見た目が同じで柔らかい触感と固い触感の2種類の人が声をかかけると返事をするロボットを用いた実験で、固い触感のロボットはひととおりの声掛けのやりとりをした後は興味をなくす人が多かった。
けれども、柔らかい触感のロボットは、ロボットからの反応に飽きた後でも触れ合いを続ける人が多かった上に、実験結果からも生理的・心理的ストレスが緩和されることが明らかになったのだとか。
実験でも結果が出ているなんて、ちょっとビックリですね!ぬいぐるみって、見た目のかわいさだけが大切なのかと思っていましたが、触ったときの柔らかさや弾力なども重要な要素だったのです。
その作家さんによると、羊毛フェルトで作品を作ることもストレス緩和や癒やしの効果があるような気がしますとのことでした。なにかとストレスが多い現代。年齢や性別に関係なく、柔らかいものに触れたり自分で手作りして静かな時間を過ごすことは精神的にもいいのかもしれません。
羊毛フェルトについて興味が出てきたので、調べてみようと思います!
フェルト(felt)は、羊やラクダなどの動物の毛を圧縮してシート状にしたものを意味します。工芸品として出回っているフェルトには天然素材の品も多いようですが、一般的に知られているのは、化学繊維で作られたカラフルなフェルトの方かもしれません。フェルトを型紙通りに切り抜き、立体的に縫い合わせたものに綿を入れた動物のマスコットなど、子供の頃に作ったことがあるという方も多いのでは?
羊毛フェルトは、羊の毛を原料にしている点では同じですが、シート状のフェルトとは形状が違うふわふわとした綿菓子のような見た目をしています。
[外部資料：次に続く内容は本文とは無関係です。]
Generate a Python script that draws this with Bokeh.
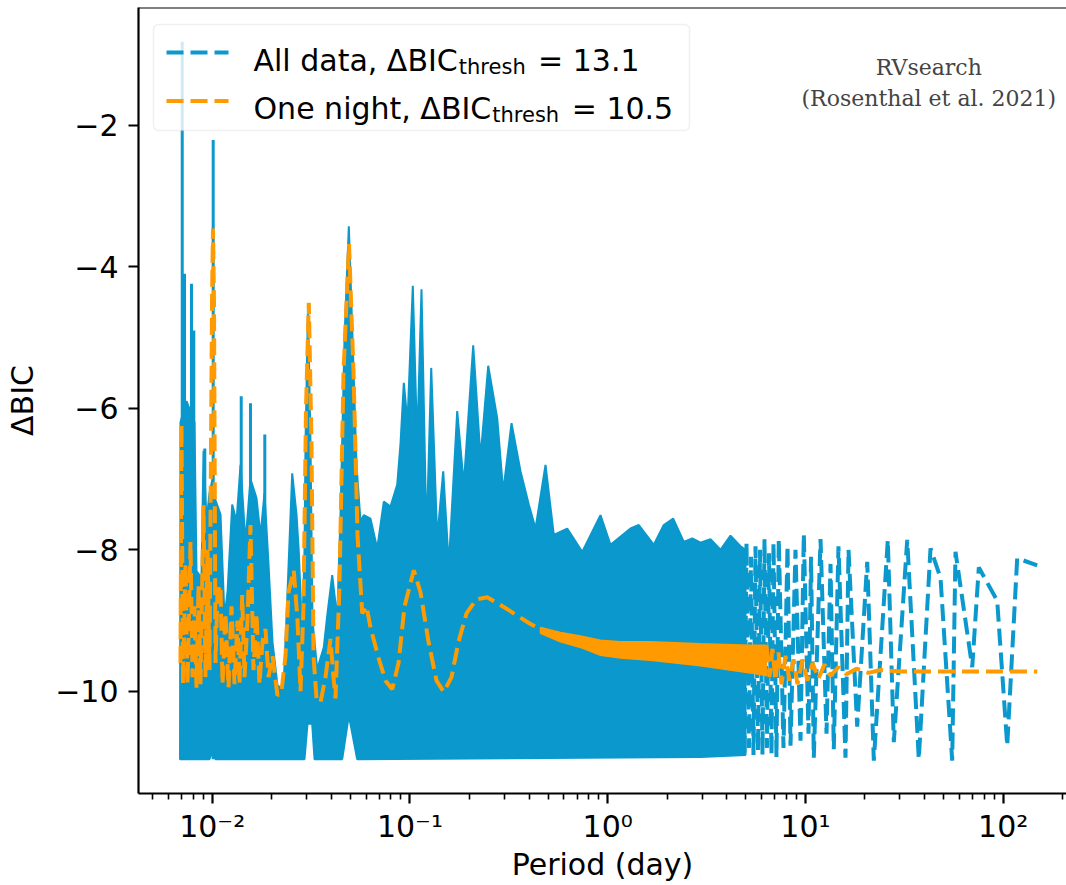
import numpy as np
from bokeh.plotting import figure
from bokeh.models import Range1d, FixedTicker, Label, BoxAnnotation, Span
from bokeh.embed import file_html
from bokeh.resources import INLINE

BLUE = "#0A98CD"
ORANGE = "#FF9A00"

# ---------------- data ----------------
# Blue ("All data") dense part: upper edge of the filled region
blue_body_period = [0.006876, 0.006911, 0.007416, 0.008137, 0.008329, 0.008828, 0.009037, 0.009358,
                    0.009691, 0.010035, 0.010392, 0.011014, 0.011539, 0.011951, 0.012624, 0.013274,
                    0.013907, 0.014735, 0.015616, 0.016749, 0.017549, 0.018385, 0.019261, 0.020177,
                    0.021387, 0.022938, 0.024033, 0.025384, 0.026688, 0.027412, 0.028518, 0.029293,
                    0.029636, 0.030512, 0.031413, 0.032153, 0.033963, 0.036669, 0.038286, 0.040450,
                    0.042875, 0.044557, 0.046682, 0.049078, 0.051241, 0.053683, 0.056226, 0.058428,
                    0.063168, 0.068307, 0.073766, 0.079734, 0.086219, 0.089598, 0.093109, 0.097208,
                    0.10337, 0.10881, 0.11440, 0.12127, 0.12809, 0.13736, 0.14731, 0.15725,
                    0.17338, 0.18720, 0.20889, 0.22741, 0.24875, 0.27622, 0.29621, 0.32629,
                    0.36229, 0.39903, 0.43141, 0.48473, 0.53388, 0.62404, 0.74309, 0.91934,
                    1.0331, 1.3041, 1.4364, 1.7107, 1.9217, 2.1441, 2.4261, 2.6753, 2.9465,
                    3.310, 3.719, 4.178, 4.694, 4.975]
blue_body_top = [-10.96, -6.2, -5.9, -6.2, -8.3, -8.4, -6.6, -7.6,
                 -7.2, -7.0, -7.3, -7.5, -8.95, -8.6, -7.36, -7.6,
                 -6.8, -7.9, -7.0, -7.27, -7.8, -7.2, -8.2, -9.3,
                 -9.92, -9.97, -8.6, -6.92, -7.5, -8.03, -9.2, -8.0,
                 -6.5, -4.55, -6.5, -9.0, -9.69, -9.38, -8.9, -8.36,
                 -8.97, -7.5, -5.0, -3.43, -5.0, -6.8, -7.6, -7.51,
                 -7.56, -7.98, -7.32, -7.39, -7.08, -6.5, -5.64, -6.2,
                 -4.27, -6.5, -4.32, -7.84, -5.43, -7.84, -6.89, -8.22,
                 -6.04, -7.08, -5.11, -6.70, -5.40, -6.14, -7.18, -6.21,
                 -6.89, -7.36, -7.70, -6.80, -7.79, -7.70, -8.03, -7.51,
                 -7.93, -7.70, -7.65, -7.93, -7.65, -7.56, -7.89, -7.84, -7.9,
                 -7.85, -8.0, -7.8, -7.95, -8.0]
# lower edge of the filled region
blue_floor_period = [0.006876, 0.009691, 0.010035, 0.010392, 0.029293, 0.030334, 0.032041,
                     0.032911, 0.045448, 0.049078, 0.054121, 2.9465, 4.975]
blue_floor_value = [-10.96, -10.96, -10.85, -10.96, -10.96, -10.46, -10.46,
                    -10.96, -10.96, -10.34, -10.96, -10.93, -10.9]
# narrow tall spikes in the dense part
blue_spike_period = [0.007054, 0.007244, 0.007857, 0.008071, 0.009175, 0.010117, 0.014021, 0.015616, 0.018449]
blue_spike_top = [-0.82, -4.1, -4.24, -4.9, -6.57, -2.21, -5.83, -5.93, -6.37]
blue_spike_base = [-10.96, -10.96, -10.96, -10.96, -10.96, -10.96, -10.96, -10.96, -10.96]
# sparse (long-period) part: troughs and peaks
blue_osc_period = [4.429, 4.533, 4.667, 4.777, 4.918, 5.034, 5.182, 5.304, 5.461, 5.590,
                   5.755, 5.890, 6.064, 6.207, 6.391, 6.541, 6.733, 6.893,
                   7.136, 7.330, 7.745, 8.114, 8.403, 8.905, 9.441,
                   9.810, 10.36, 10.67, 11.02, 11.92, 12.78, 13.39, 13.91, 14.69, 15.94, 16.51, 18.27,
                   20.53, 22.17, 26.09, 27.98, 32.71, 37.43, 42.90, 48.20, 55.22, 57.38, 69.72, 75.28,
                   93.25, 104.8, 117.7, 148.6]
blue_osc_value = [-10.9, -7.95, -10.85, -8.05, -10.9, -7.9, -10.8, -8.1, -10.9, -7.95,
                  -10.85, -8.0, -10.9, -7.85, -10.8, -8.05, -10.9, -7.9,
                  -10.93, -7.85, -10.8, -7.95, -10.77, -8.0, -10.7,
                  -7.78, -10.6, -8.1, -10.94, -7.85, -10.6, -8.2, -10.82, -7.95, -10.94, -8.0, -10.5,
                  -8.17, -10.98, -7.86, -10.72, -7.86, -10.96, -7.98, -8.4, -10.98, -8.03, -9.66, -8.25,
                  -8.72, -10.77, -8.12, -8.22]

# Orange ("One night") short-period part and smooth curve
orange_period = [0.006911, 0.006994, 0.007117, 0.007328, 0.007501, 0.007768, 0.007951, 0.008137,
                 0.008329, 0.008525, 0.008726, 0.009037, 0.009250, 0.009468, 0.009691, 0.009977,
                 0.010094, 0.010212, 0.010392, 0.010636, 0.011014, 0.011274, 0.011675, 0.012090,
                 0.012520, 0.012965, 0.013426, 0.013743, 0.014182, 0.014566, 0.015083, 0.015616,
                 0.016172, 0.016749, 0.017345, 0.017961, 0.018600, 0.019261, 0.020177, 0.021387,
                 0.022410, 0.023478, 0.024311, 0.025856, 0.027003, 0.027960, 0.028953, 0.029810,
                 0.030799, 0.031780, 0.032530, 0.033686, 0.035289, 0.037405, 0.039648, 0.041055,
                 0.042024, 0.044026, 0.046125, 0.049192, 0.051842, 0.054311, 0.057366, 0.060298,
                 0.063168, 0.069595, 0.075242, 0.081341, 0.087557, 0.093855, 0.10458, 0.11307,
                 0.12413, 0.13625, 0.14833, 0.16223, 0.17604, 0.19317, 0.21706, 0.24587,
                 0.28704, 0.34864, 0.40700, 0.47522]
orange_value = [-9.6, -6.23, -9.9, -8.2, -9.9, -7.89, -9.8, -8.8,
                -9.95, -8.5, -9.9, -7.37, -9.8, -8.0, -9.7, -4.5,
                -3.46, -4.5, -9.6, -8.6, -8.5, -9.9, -8.9, -9.95,
                -8.8, -9.9, -9.0, -9.9, -8.64, -9.8, -9.0, -7.65,
                -9.7, -8.9, -9.9, -9.3, -9.12, -9.8, -9.5, -10.06,
                -10.0, -9.5, -8.6, -8.29, -9.0, -10.0, -8.8, -6.0,
                -4.51, -6.5, -9.5, -10.1, -10.16, -9.8, -9.26, -9.8,
                -10.1, -8.5, -5.5, -3.68, -5.5, -7.8, -8.9, -8.8,
                -9.1, -9.54, -9.85, -9.97, -9.6, -8.8, -8.29, -8.6,
                -9.3, -9.85, -10.01, -9.8, -9.3, -8.9, -8.7, -8.67,
                -8.78, -8.93, -9.05, -9.14]
# band of fast oscillation (0.45 - 6.4 days)
orange_band_period = [0.4572, 0.5771, 0.7285, 0.9196, 1.161, 1.646, 2.947, 5.275, 6.352]
orange_band_top = [-9.10, -9.17, -9.22, -9.28, -9.30, -9.30, -9.33, -9.35, -9.35]
orange_band_bottom = [-9.18, -9.30, -9.38, -9.49, -9.53, -9.56, -9.64, -9.74, -9.78]
# long-period tail
orange_tail_period = [6.352, 6.578, 6.812, 7.056, 7.306, 7.566, 7.928, 8.306, 8.702, 9.117, 9.663,
                      10.24, 10.86, 11.64, 12.48, 13.39, 14.69, 16.12, 18.12, 20.84, 23.97, 30.25,
                      60.84, 148.6]
orange_tail_value = [-9.35, -9.8, -9.4, -9.85, -9.45, -9.9, -9.5, -9.85, -9.55, -9.9, -9.55,
                     -9.85, -9.6, -9.82, -9.62, -9.78, -9.66, -9.76, -9.68, -9.74, -9.70, -9.72,
                     -9.72, -9.72]

x_major_ticks = [0.01, 0.1, 1, 10, 100]
x_major_labels = ["10\u207b\u00b2", "10\u207b\u00b9", "10\u2070", "10\u00b9", "10\u00b2"]
y_major_ticks = [-10, -8, -6, -4, -2]

legend_labels = ["All data, \u0394BIC", "One night, \u0394BIC"]
legend_values = ["= 13.1", "= 10.5"]

# ---------------- layout ----------------
W, H = 1066, 885
L, T, B = 138, 7, 92
FW = W - L
FH = H - T - B
LX0, LX1 = -2.37269, 2.32011
X_LO, X_HI = 10 ** LX0, 10 ** LX1
Y_HI = -0.3366
Y_LO = Y_HI - FH / 70.76

FONT = "DejaVu Sans"
FS = 30          # main font size (px)
FS_SUB = 21      # sub/superscript size (px)
LW = 4           # data line width
DASH = "17 7"


def px2x(px):
    return 10 ** (LX0 + (px - L) / FW * (LX1 - LX0))


def px2y(py):
    return Y_HI - (py - T) / FH * (Y_HI - Y_LO)


def text_width(s, size):
    widths = {"A": .684, "l": .278, " ": .318, "d": .635, "a": .613, "t": .392, ",": .318,
              "\u0394": .684, "B": .686, "I": .295, "C": .698, "O": .787, "n": .634, "e": .615,
              "i": .278, "g": .635, "h": .634}
    return sum(widths[c] for c in s) * size


p = figure(width=W, height=H, x_axis_type="log",
           x_range=Range1d(X_LO, X_HI), y_range=Range1d(Y_LO, Y_HI),
           output_backend="svg", toolbar_location=None,
           min_border_left=L, min_border_right=0, min_border_top=T, min_border_bottom=B)
p.outline_line_color = None
p.grid.visible = False
p.background_fill_color = "white"
p.border_fill_color = "white"

for ax in (p.xaxis[0], p.yaxis[0]):
    ax.axis_line_color = "black"
    ax.axis_line_width = 2.2
    ax.major_tick_line_color = "black"
    ax.major_tick_line_width = 2.2
    ax.major_tick_out = 10
    ax.major_tick_in = 0
    ax.minor_tick_line_color = "black"
    ax.minor_tick_line_width = 1.6
    ax.minor_tick_out = 6
    ax.minor_tick_in = 0
    ax.axis_label_text_font = FONT
    ax.axis_label_text_font_size = f"{FS}px"
    ax.axis_label_text_font_style = "normal"
    ax.axis_label_text_color = "black"
    ax.major_label_text_font = FONT
    ax.major_label_text_font_size = f"{FS}px"
    ax.major_label_text_color = "black"

minor = [m * 10.0 ** e for e in range(-3, 3) for m in range(2, 10)]
p.xaxis.ticker = FixedTicker(ticks=x_major_ticks, minor_ticks=minor)
p.xaxis.major_label_overrides = dict(zip(x_major_ticks, x_major_labels))
p.xaxis.major_label_standoff = 5
p.xaxis.axis_label = "Period (day)"
p.xaxis.axis_label_standoff = 0

p.yaxis.ticker = FixedTicker(ticks=y_major_ticks, minor_ticks=[])
p.yaxis.major_label_overrides = {t: "\u2212" + str(abs(t)) for t in y_major_ticks}
p.yaxis.major_label_standoff = 10
p.yaxis.axis_label = "\u0394BIC"
p.yaxis.axis_label_standoff = 12

p.add_layout(Span(location=Y_HI, dimension="width", line_color="black", line_width=2.2))

# ---------------- data glyphs ----------------
p.patch(blue_body_period + blue_floor_period[::-1], blue_body_top + blue_floor_value[::-1],
        fill_color=BLUE, line_color=BLUE, line_width=2)
p.segment(x0=blue_spike_period, y0=blue_spike_base, x1=blue_spike_period, y1=blue_spike_top,
          line_color=BLUE, line_width=3)
p.line(blue_osc_period, blue_osc_value, line_color=BLUE, line_width=LW, line_dash=DASH)

p.line(orange_period, orange_value, line_color=ORANGE, line_width=LW, line_dash=DASH)
p.patch(orange_band_period + orange_band_period[::-1], orange_band_top + orange_band_bottom[::-1],
        fill_color=ORANGE, line_color=ORANGE, line_width=1.5)
p.line(orange_tail_period, orange_tail_value, line_color=ORANGE, line_width=LW, line_dash=DASH)

# ---------------- legend ----------------
p.add_layout(BoxAnnotation(left=px2x(153), right=px2x(689), top=px2y(24), bottom=px2y(130),
                           fill_color="white", fill_alpha=0.8, line_color="#cccccc",
                           line_width=1.5, border_radius=5))
row_base = [60, 108.3]
row_line = [52, 100.5]
row_end = [639, 672.7]
for i, col in enumerate([BLUE, ORANGE]):
    p.line([px2x(166), px2x(228)], [px2y(row_line[i]), px2y(row_line[i])], line_color=col,
           line_width=LW, line_dash=DASH, level="overlay")
    p.add_layout(Label(x=px2x(253), y=px2y(row_base[i]), text=legend_labels[i], text_font=FONT,
                       text_font_size=f"{FS}px", text_color="black", text_align="left",
                       text_baseline="alphabetic", level="overlay"))
    p.add_layout(Label(x=px2x(253), y=px2y(row_base[i] + 6), x_offset=text_width(legend_labels[i], FS) + 1,
                       text="thresh", text_font=FONT, text_font_size=f"{FS_SUB}px", text_color="black",
                       text_align="left", text_baseline="alphabetic", level="overlay"))
    p.add_layout(Label(x=px2x(row_end[i]), y=px2y(row_base[i]), text=legend_values[i], text_font=FONT,
                       text_font_size=f"{FS}px", text_color="black", text_align="right",
                       text_baseline="alphabetic", level="overlay"))

# credit text
p.add_layout(Label(x=px2x(928.3), y=px2y(66.7), text="RVsearch", text_font="DejaVu Serif",
                   text_font_size="22px", text_color="#444444", text_align="center",
                   text_baseline="alphabetic"))
p.add_layout(Label(x=px2x(928.3), y=px2y(98.3), text="(Rosenthal et al. 2021)", text_font="DejaVu Serif",
                   text_font_size="22px", text_color="#444444", text_align="center",
                   text_baseline="alphabetic"))

open("out.html", "w").write(file_html(p, INLINE))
このふわふわとした羊毛を固めて形を作るのが羊毛フェルト工芸です。
羊毛フェルトを作ってみましょう
羊毛フェルト工芸では、専用の針で羊毛を差し固めて形を整え、動物や花、鳥などといった作品を作る「ニードルフェルト」と、シート状にした羊毛にお湯をかけて繊維をからませて固め、コースターやティーポットカバーを作る「ウェットフェルト」という2種類の技法があります。
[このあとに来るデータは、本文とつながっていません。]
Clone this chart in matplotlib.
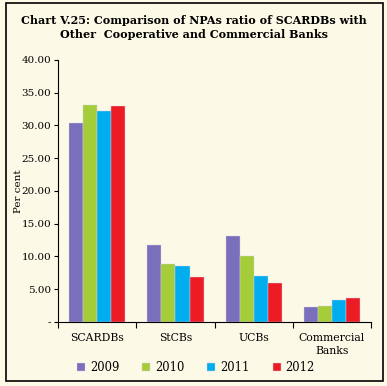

ここでは、初心者でも作りやすい「ニードルフェルト(単純に、羊毛フェルトやフェルト羊毛と呼ばれることが多い)」の始め方を紹介します。
最初に、基本のシンプルなボールを作ってみましょう。いくつかを糸でつないでモビールにしたりアクセサリーにしたりとさまざまなものに使えるんですよ!
羊毛フェルトの道具
・フェルティングニードル(専用の針)
・フェルティングマット(テーブルや針先を傷つけないために使用するスポンジ状のマット)
羊毛フェルトボールの作り方
材料
羊毛フェルト 2g
(化学繊維のものでも可。化学繊維の羊毛フェルトは繊維がからまりやすく、初心者におすすめ。色もカラフルなものがそろいます)
作り方
1.羊毛の束を縦に裂くようにして、4本に分ける。
2.分けたうちの1本をマットの上に置き、横に広がらないようにしながらくるくると巻いていく。きつめに巻きながらボール状になるようにする。
3.巻き終わったら、ニードル(針)で刺してほどけないようにする。
4.2本目を巻いていく。巻く時は、同じ向きに羊毛を重ねるのではなく、最初の羊毛の向きを交差させるようにする。
5.3~4本目も同様にする。
6.ニードル(針)で刺していく。羊毛を少しずつ回転させながら、真上から刺して真上に抜いていく。コツは、ニードル(針)が太くなっているあたりまでしっかりと刺すこと。
7.手のひらの上で転がしたり指で触ってみたりして、柔らかい部分が残っていたら刺して、好みの固さに仕上げれば完成!
※実際にやってみるまでは、針を刺すという感覚がわかりにくいかもしれません。そんな時は、インターネットの無料動画などを参考にしてみてください。
道具と羊毛フェルトなどの材料は、手芸店、100円均一ショップ、インターネットなどで購入可能です。必要な道具と材料がセットになった羊毛フェルトキットも販売されています。犬や猫、パンダ、ハリネズミ、羊などの動物モチーフや、ブローチが作れるキットなどたくさんの種類がありますよ。
キットを100円均一ショップで購入する場合は、内容を確かめましょう。お店によっては、羊毛とニードル(針)だけ、羊毛とマットだけがセットになっていて、そのほかの道具は別売りになっていることがあります。
最初から動物などを作るのは、ちょっとむずかしいという声もあるようです。これはひとつのアイデアですが、100円均一ショップのキットを購入し、その材料を使用してボールを作ってみるのはいかがでしょうか?一度簡単なものを作ってみることで、羊毛フェルトの作り方の感覚をつかめると思います。ニードル(針)を刺すことに慣れたら、犬や猫などの作品にも挑戦してみるといいですね!
ちくちくと羊毛を刺すだけで、ぬくもりのある作品が作れる羊毛フェルト。気になった方は、ぜひ初めてみてくださいね!私は、猫を作ってみたいなと思っています。